The ransomware attack on the Colonial Pipeline, which carries 2.5 million barrels of fuel a day, representing nearly 50% of the East Coast’s total supply, was a warning shot about the vulnerability of the nation’s energy base to cyber thieves. Few people realize how dependent the U.S. is on pipelines, Goldsby says, noting that they carry around 17% of the ton miles of freight transported throughout the country. “There’s no way to circumvent those volumes or redirect them. Even a slight disruption is going to be felt, and that was certainly a major one.”

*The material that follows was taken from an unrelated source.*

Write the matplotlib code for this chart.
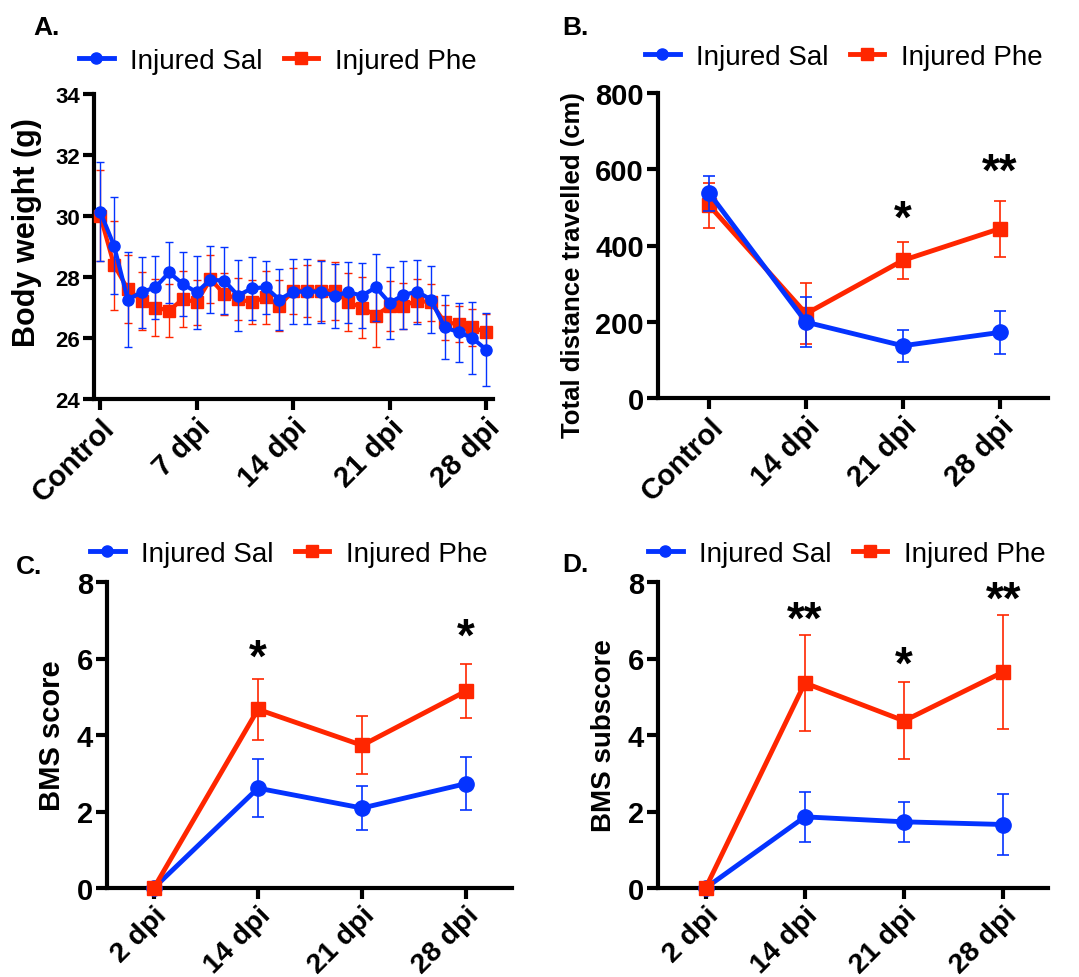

Fortunately, the shutdown didn’t impact the oil exploration or refinement business, although “everyone downstream felt it,” Goldsby says. The attack succeeded despite multiple previous ransomware attacks on business that should have made companies aware of the risk of not protecting their cyber networks. But recent years have seen such attacks become increasingly sophisticated and hard to detect in advance. Making matters even more complicated is the vulnerability of a multiple of outside suppliers and service providers, whose systems offer a tempting gateway into their customers’ networks. “In order to conduct everyday business, companies are relying more on outside services for the supply chain,” Goldsby notes.
The solution to stopping future attacks lies in governments cooperating at the highest levels to put pressure on countries harboring bad actors, he says. But there’s little hope of a solution “if we continue to take a purely reactive approach to instances when they happen, and not bring people to justice.”